Texturing, ROP hardware, and memory interface
Ah, the basic math that—outside of shaders—determines so much of a GPU's character. Let's have a look at the numbers, and then we'll talk about why they are the way they are.

Peak
pixel
fill rate
(Gpixels/s)
Peak bilinear
texel
filtering
rate
(Gtexels/s)
Peak bilinear
FP16 texel
filtering
rate
(Gtexels/s)
Peak
memory
bandwidth
(GB/s)
GeForce 8800 GTX 13.8 18.4 18.4 86.4
GeForce 9800 GTX 10.8 43.2 21.6 70.4
GeForce 9800 GX2 19.2 76.8 38.4 128.0
GeForce GTX 260 16.1 36.9 18.4 111.9
GeForce GTX 280 19.3 48.2 24.1 141.7
Radeon HD 2900 XT 11.9 11.9 11.9 105.6
Radeon HD 3870 12.4 12.4 12.4 72.0
Radeon HD 3870 X2 26.4 26.4 26.4 115.2

Each of the GT200's thread processing clusters has the ability to address and bilinearly filter eight textures per clock, just like in the G92. That's up from the G80, whose TPCs were limited to addressing four textures per clock and filtering eight. As in both of those chips, the GT200 filters FP16 texture formats at half the usual rate. Because the new GPU has 10 TPCs, its texturing capacity is up, from 64 texels per clock in G92 to 80 texels per clock in GT200. That's not a huge gain in texture filtering throughput, but Nvidia expects more efficient scheduling to bring GT200 closer to its theoretical peak than G92.

Meanwhile, the GT200's ROP partitions runneth over. It has eight of 'em, 50% more than the G80 and twice the number in the G92. Each of its ROP partitions can output four pixels per clock, which means the GT200 can draw pixels at a rate of 32 per clock cycle. As a result, the single-GPU GeForce GTX 280's hypothetical peak pixel-pushing power surpasses even the GeForce 9800 GX2's. Beyond the increase in number, the ROP hardware is largely unchanged, although it can now perform frame-buffer blends in one clock cycle instead of two, so the GT200's blend rate is 32 samples per clock, versus 12 per clock on the G80.

To me, the GT200's healthy complement of ROP partitions is the most welcome development of all because, especially on Nvidia's GPUs, the ROP hardware plays a big role in antialiasing performance. Lots of ROP capacity means better frame rates with higher levels of antialiasing, which is always a good thing.

Another thing the wealth of ROP partitions provides is an ample path to memory, 512 bits in all. That kind of external bandwidth means the GT200 has to have lots of traces running from the GPU to memory and lots of space on the chip dedicated to I/O pads, and some folks have questioned the wisdom of such things.
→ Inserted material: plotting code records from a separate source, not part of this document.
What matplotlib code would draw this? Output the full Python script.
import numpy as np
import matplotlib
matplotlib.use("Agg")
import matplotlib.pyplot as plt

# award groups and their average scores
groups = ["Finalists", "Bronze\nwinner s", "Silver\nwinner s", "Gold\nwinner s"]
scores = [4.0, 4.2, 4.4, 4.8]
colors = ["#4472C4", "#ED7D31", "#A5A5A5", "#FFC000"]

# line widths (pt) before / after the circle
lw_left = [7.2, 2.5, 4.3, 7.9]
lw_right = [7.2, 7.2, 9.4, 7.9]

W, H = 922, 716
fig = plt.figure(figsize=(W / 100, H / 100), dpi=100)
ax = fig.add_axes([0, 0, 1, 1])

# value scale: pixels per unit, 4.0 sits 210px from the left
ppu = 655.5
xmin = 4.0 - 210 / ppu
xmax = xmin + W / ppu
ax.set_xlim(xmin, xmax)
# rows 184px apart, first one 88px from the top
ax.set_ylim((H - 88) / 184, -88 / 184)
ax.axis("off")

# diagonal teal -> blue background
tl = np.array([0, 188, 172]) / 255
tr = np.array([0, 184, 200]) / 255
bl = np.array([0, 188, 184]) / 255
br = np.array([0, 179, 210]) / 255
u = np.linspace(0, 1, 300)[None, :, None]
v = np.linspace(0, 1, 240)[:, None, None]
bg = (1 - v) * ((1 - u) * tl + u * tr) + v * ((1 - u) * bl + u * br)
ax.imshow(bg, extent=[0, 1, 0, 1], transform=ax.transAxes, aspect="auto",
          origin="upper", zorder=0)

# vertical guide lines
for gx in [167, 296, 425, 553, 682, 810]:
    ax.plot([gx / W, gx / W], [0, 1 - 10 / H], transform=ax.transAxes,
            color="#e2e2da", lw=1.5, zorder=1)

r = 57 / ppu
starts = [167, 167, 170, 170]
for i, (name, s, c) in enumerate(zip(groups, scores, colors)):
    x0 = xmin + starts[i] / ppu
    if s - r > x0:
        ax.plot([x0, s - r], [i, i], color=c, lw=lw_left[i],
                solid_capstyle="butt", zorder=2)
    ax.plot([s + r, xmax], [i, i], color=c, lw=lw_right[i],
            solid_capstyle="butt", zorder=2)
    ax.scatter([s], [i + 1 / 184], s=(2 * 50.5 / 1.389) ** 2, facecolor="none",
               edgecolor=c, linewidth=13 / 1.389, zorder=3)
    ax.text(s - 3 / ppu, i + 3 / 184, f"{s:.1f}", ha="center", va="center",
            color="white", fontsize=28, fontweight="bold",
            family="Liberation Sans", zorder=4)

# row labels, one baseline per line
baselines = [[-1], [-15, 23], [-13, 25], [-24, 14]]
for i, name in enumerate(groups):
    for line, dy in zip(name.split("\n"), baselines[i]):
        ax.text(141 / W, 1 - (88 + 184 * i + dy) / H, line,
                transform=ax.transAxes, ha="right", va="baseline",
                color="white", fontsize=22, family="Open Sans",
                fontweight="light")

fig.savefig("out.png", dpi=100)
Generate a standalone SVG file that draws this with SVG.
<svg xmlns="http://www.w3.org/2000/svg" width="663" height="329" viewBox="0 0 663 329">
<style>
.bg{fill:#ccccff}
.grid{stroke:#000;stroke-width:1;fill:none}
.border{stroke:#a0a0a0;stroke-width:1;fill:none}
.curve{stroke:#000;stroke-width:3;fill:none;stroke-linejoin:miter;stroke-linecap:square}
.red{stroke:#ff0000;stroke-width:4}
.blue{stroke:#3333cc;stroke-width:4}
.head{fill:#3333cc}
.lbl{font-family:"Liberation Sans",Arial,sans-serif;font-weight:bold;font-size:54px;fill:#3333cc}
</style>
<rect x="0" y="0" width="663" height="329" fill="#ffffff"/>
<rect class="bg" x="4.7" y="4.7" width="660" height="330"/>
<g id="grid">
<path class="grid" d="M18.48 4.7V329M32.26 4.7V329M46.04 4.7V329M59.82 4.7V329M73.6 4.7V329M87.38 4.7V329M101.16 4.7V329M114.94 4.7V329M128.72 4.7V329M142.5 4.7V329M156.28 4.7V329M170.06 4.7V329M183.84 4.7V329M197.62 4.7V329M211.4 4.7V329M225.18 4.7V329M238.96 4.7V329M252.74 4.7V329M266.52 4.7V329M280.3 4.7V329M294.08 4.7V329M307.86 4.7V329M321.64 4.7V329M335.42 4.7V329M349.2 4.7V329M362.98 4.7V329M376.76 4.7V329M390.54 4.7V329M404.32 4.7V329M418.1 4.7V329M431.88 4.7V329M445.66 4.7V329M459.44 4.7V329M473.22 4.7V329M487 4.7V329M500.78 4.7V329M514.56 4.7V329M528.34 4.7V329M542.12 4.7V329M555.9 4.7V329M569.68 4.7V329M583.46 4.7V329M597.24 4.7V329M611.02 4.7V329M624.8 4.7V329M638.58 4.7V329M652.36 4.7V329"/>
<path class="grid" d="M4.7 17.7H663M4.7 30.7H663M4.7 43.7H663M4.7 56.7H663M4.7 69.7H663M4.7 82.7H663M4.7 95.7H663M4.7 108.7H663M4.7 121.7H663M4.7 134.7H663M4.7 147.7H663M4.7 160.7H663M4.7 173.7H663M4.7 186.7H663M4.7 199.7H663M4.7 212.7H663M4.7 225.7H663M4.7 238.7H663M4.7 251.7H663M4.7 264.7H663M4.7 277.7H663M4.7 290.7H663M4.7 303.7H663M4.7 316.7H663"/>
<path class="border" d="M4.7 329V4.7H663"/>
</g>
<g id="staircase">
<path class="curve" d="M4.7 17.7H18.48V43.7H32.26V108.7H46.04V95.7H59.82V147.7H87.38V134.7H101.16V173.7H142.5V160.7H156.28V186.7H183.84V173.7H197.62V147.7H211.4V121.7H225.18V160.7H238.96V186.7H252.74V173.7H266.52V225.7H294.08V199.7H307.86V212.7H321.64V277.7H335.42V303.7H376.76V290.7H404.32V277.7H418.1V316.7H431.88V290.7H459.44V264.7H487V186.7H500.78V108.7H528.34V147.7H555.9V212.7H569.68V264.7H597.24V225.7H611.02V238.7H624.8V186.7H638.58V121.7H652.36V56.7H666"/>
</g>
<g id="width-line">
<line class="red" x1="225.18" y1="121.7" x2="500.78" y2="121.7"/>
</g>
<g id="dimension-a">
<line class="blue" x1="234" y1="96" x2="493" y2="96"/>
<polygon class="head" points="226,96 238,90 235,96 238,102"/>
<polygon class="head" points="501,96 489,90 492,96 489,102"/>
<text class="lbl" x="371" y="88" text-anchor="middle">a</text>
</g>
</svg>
After all, the last example we have of a GPU with a 512-bit interface is the Radeon HD 2900 XT, and it turned out to be awfully large for the performance it delivered. Nvidia insists the primary limiter of the GT200's size is its shader cores and says the I/O pads are roughly balanced to this. Although the GT200 sticks with tried-and-true GDDR3 memory, it's capable of supporting GDDR4 memory types, as well—not that it may ever be necessary. The GTX 280's whopping 142 GB/s of bandwidth outdoes anything we've seen to date, even the dual-GPU cards.

Speaking of bandwidth, we've found that synthetic tests of pixel fill rate tend to be limited more by memory bandwidth that anything else. That seems to be the case here, since none of the cards reach anything close to a theoretical peak and the top four finish in order of memory bandwidth.

The texturing results prove to be more interesting, in part because the numbers and units don't correspond to these GPUs' abilities at all. They're typically a little more than ten times the theoretical peak. I've looked at FutureMark's whitepaper and even inquired directly with them about what's going on here, but I haven't yet received an answer. The results do appear to make sense for what this is: a relative comparison of FP16 texel fill rate.

RightMark's fill rate test uses integer texture formats, so it's a little different. Here, the GTX 280's texel throughput essentially doubles that of the GeForce 8800 GTX. The GT200's more efficient scheduling does seem to be helping a little bit, as well; the GTX 260 matches the GeForce 9800 GTX, despite having a slightly lower theoretical peak.